AGT singer speaks, performs at YSU awards


By Jeanne Starmack

starmack@vindy.com

YOUNGSTOWN

Life has changed a lot for Landau Eugene Murphy Jr. since the singer won “America’s Got Talent” in 2011.

Yet, he says, he hasn’t changed, and he strives to make sure he never does.

He won the reality TV contest by the biggest vote total in the show’s history, pointed out Sylvia Imler, interim director of Youngstown State University’s Office of Diversity and Multicultural Affairs.

It was shortly after that win, he told The Vindicator, that Imler met him at a concert in Charleston, W. Va.

He told her then, he said, that he would help to raise funds for a scholarship for the university.

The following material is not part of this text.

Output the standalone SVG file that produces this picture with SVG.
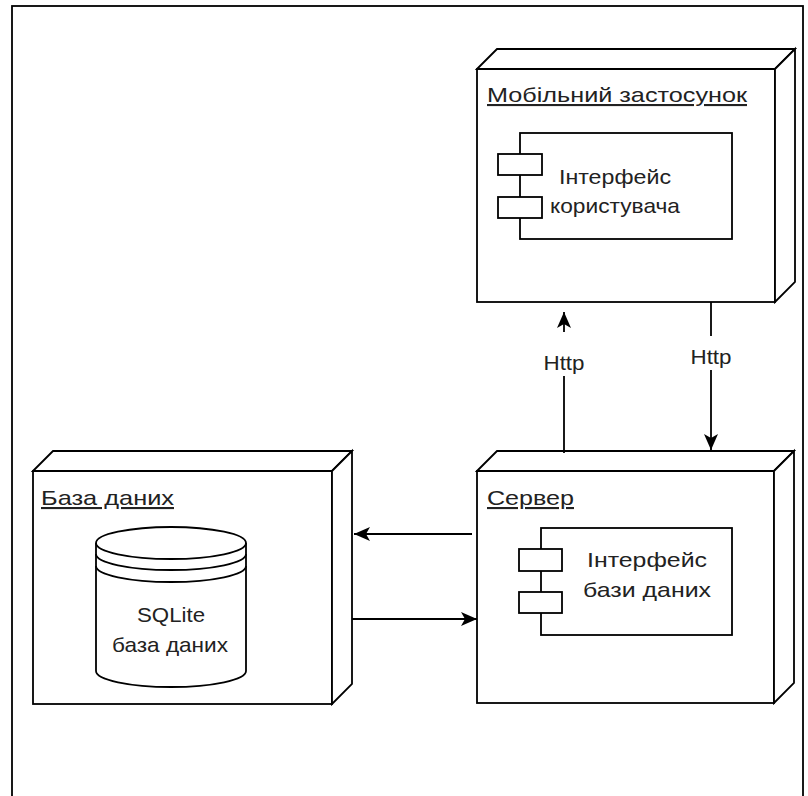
<svg xmlns="http://www.w3.org/2000/svg" width="808" height="796" viewBox="0 0 808 796">
  <style>
    .ln { fill: none; stroke: #000; stroke-width: 1.8; stroke-linejoin: miter; }
    .face { fill: #fff; stroke: #000; stroke-width: 1.8; stroke-linejoin: miter; }
    .txt { font-family: "Liberation Sans", Arial, sans-serif; font-size: 21px; fill: #222; }
    .mid { text-anchor: middle; }
    .title { text-decoration: underline; }
    .lbl { font-family: "Liberation Sans", Arial, sans-serif; font-size: 21px; fill: #222; text-anchor: middle; }
  </style>
  <defs>
    <marker id="arrow" viewBox="0 0 16 14" refX="16" refY="7" markerWidth="16" markerHeight="14" markerUnits="userSpaceOnUse" orient="auto">
      <path d="M0,0 L16,7 L0,14 L4,7 Z" fill="#000"/>
    </marker>
  </defs>

  <rect width="808" height="796" fill="#fff"/>

  <!-- outer frame, open at the bottom edge -->
  <rect id="frame" x="12" y="6" width="791" height="810" class="ln"/>

  <!-- mobile application node -->
  <g id="node-mobile">
    <rect x="477" y="69" width="298" height="233" class="face"/>
    <path d="M477,69 L497,49 L795,49 L775,69 Z" class="face"/>
    <path d="M775,69 L795,49 L795,282 L775,302 Z" class="face"/>
    <text x="487" y="102" class="txt title" textLength="260" lengthAdjust="spacingAndGlyphs">Мобільний застосунок</text>
    <g id="comp-ui">
      <rect x="520" y="133" width="212" height="106" class="face"/>
      <rect x="498" y="154" width="44" height="21" class="face"/>
      <rect x="498" y="197" width="44" height="21" class="face"/>
      <text x="615" y="184" class="txt mid" textLength="112" lengthAdjust="spacingAndGlyphs">Інтерфейс</text>
      <text x="615" y="213" class="txt mid" textLength="130" lengthAdjust="spacingAndGlyphs">користувача</text>
    </g>
  </g>

  <!-- server node -->
  <g id="node-server">
    <rect x="477" y="471" width="297" height="232" class="face"/>
    <path d="M477,471 L497,451 L794,451 L774,471 Z" class="face"/>
    <path d="M774,471 L794,451 L794,683 L774,703 Z" class="face"/>
    <text x="487" y="505" class="txt title" textLength="87" lengthAdjust="spacingAndGlyphs">Сервер</text>
    <g id="comp-db-api">
      <rect x="541" y="528" width="191" height="107" class="face"/>
      <rect x="519" y="549" width="43" height="22" class="face"/>
      <rect x="519" y="592" width="43" height="21" class="face"/>
      <text x="647" y="567" class="txt mid" textLength="120" lengthAdjust="spacingAndGlyphs">Інтерфейс</text>
      <text x="647" y="597" class="txt mid" textLength="128" lengthAdjust="spacingAndGlyphs">бази даних</text>
    </g>
  </g>

  <!-- database node -->
  <g id="node-database">
    <rect x="33" y="471" width="299" height="233" class="face"/>
    <path d="M33,471 L53,451 L352,451 L332,471 Z" class="face"/>
    <path d="M332,471 L352,451 L352,684 L332,704 Z" class="face"/>
    <text x="41" y="505" class="txt title" textLength="133" lengthAdjust="spacingAndGlyphs">База даних</text>
    <g id="store-sqlite">
      <path d="M96,543 A75,16 0 0 1 246,543 L246,671 A75,16 0 0 1 96,671 Z" class="face"/>
      <path d="M96,543 A75,16 0 0 0 246,543" class="ln"/>
      <path d="M96,554 A75,16 0 0 0 246,554" class="ln"/>
      <path d="M96,566 A75,16 0 0 0 246,566" class="ln"/>
      <text x="171" y="622" class="txt mid" textLength="68" lengthAdjust="spacingAndGlyphs">SQLite</text>
      <text x="170" y="652" class="txt mid" textLength="116" lengthAdjust="spacingAndGlyphs">база даних</text>
    </g>
  </g>

  <!-- connectors -->
  <g id="connectors">
    <path d="M564,453 L564,312" class="ln" marker-end="url(#arrow)"/>
    <rect x="540" y="332" width="48" height="44" fill="#fff"/>
    <text x="564" y="370" class="lbl" textLength="41" lengthAdjust="spacingAndGlyphs">Http</text>

    <path d="M711,302 L711,450" class="ln" marker-end="url(#arrow)"/>
    <rect x="687" y="336" width="48" height="34" fill="#fff"/>
    <text x="711" y="364" class="lbl" textLength="41" lengthAdjust="spacingAndGlyphs">Http</text>

    <path d="M472,534 L354,534" class="ln" marker-end="url(#arrow)"/>
    <path d="M352,619 L477,619" class="ln" marker-end="url(#arrow)"/>
  </g>
</svg>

He never had an opportunity to go to college himself.

“I grew up in an area of Detroit where it was like running a gauntlet” between drugs and violence, he said. Church, music and basketball kept him off the streets.

Now, he said, he is “just an entertainer,” in Youngstown Friday evening at Stambaugh Auditorium to speak and give a concert to raise money for a scholarship for the office Imler heads.

“The scholarship will benefit those kids,” he said — he’s just there to help make it happen.

He’s been making it happen, Imler said as she introduced him to a large pre-concert dinner crowd, since winning AGT, with a series of sold-out concerts in his home state of West Virginia that raised over $500,000 for state charities, and his Christmas CD, which is now a best-selling fundraising vehicle for the Children’s Home Society charity.

He continues to be busy performing across the country and was the headliner at a special charity benefit in Shanghai, China.

He lives in West Virginia, where he was born, and life is indeed different from his AGT audition days, when he was washing cars for a living and “singing to pass the time.”

He talked about growing up in Detroit.

When he first arrived, “I felt like an outcast.”

“My accent, my hair was long. ... I couldn’t afford to get a haircut.”

“My mom, she bought a pair of clippers ... from the Fingerhut,” he said, to laughter.

“We got government cheese, and grape juice and peanut butter.”

With the clippers his mother bought, he said, he began cutting people’s hair.

They became his “walking billboards,” he said.

He amused everyone with harrowing stories of cutting hair in the “hot zone,” a bad area of the city.

“The guy’s head I was cutting was a brother in huge gangs, and one time, I cut a patch in his head, and he didn’t see it cause he was blind,” he said.

“To stay out of trouble, I cut people’s hair,” he said.

By the time he was 18, half of his friends were in prison, said Murphy, who’s now 40.

“I went to church, played basketball and sang to myself,” he said.

“One time in church, I sang freestyle and recorded it and fell in love with it, and played it for everyone in the neighborhood as loud as I could,” he said.

He said that he believes he lived God’s plan, and it’s been a blessing.

“I want to continue to be a blessing to other people,” he said.

Imler said money raised from the concert will go toward increasing the scholarship fund for a bigger award or more awards.

The winner of this year’s scholarship is Catherine Cooper, a senior majoring in middle childhood education science and language arts. She has tutored students in grades five to eight, which allowed her to experience the complexities and diversity of the classroom.

She has contributed much time to community service projects. She is the National Society of Collegiate Social chair, member of Phi Kappa Phi, Minority Education Association, YSU Model United Nations, YSUnity, National Science Teacher Association and College of Democrats. She is a peer tutor; she has been on the Dean’s List for three years, and participated in the Harvard national Model United Nations in 2014 and 2015.

Receiving Campus Leadership Awards for promoting diversity were Mari Alschuler, assistant professor of social work and the faculty co-liason for the Student Social Workers for Veterans and Military Social Work student group; Amy Cossentino, assistant director of the University Scholars and Honors Program and the director of the Summer Honors Institute; and Alicia Prieto Langarica, assistant professor in mathematics and statistics who founded the Hispanic Heritage Month Colloquium Series. It brings four Hispanic mathematicians per year to the YSU campus to speak.

Receiving Leader of Tomorrow Awards for promoting and providing leadership in diversity and inclusion for peers were James MacGregor, a senior at YSU’s Beeghly College of Education. He is pursuing a degree in middle-childhood education science and language arts; Annaliza Ronquillo, a graduate student majoring in English; and Christina Marie Yovick, a graduate student in the counseling program in the Beeghly College of Education.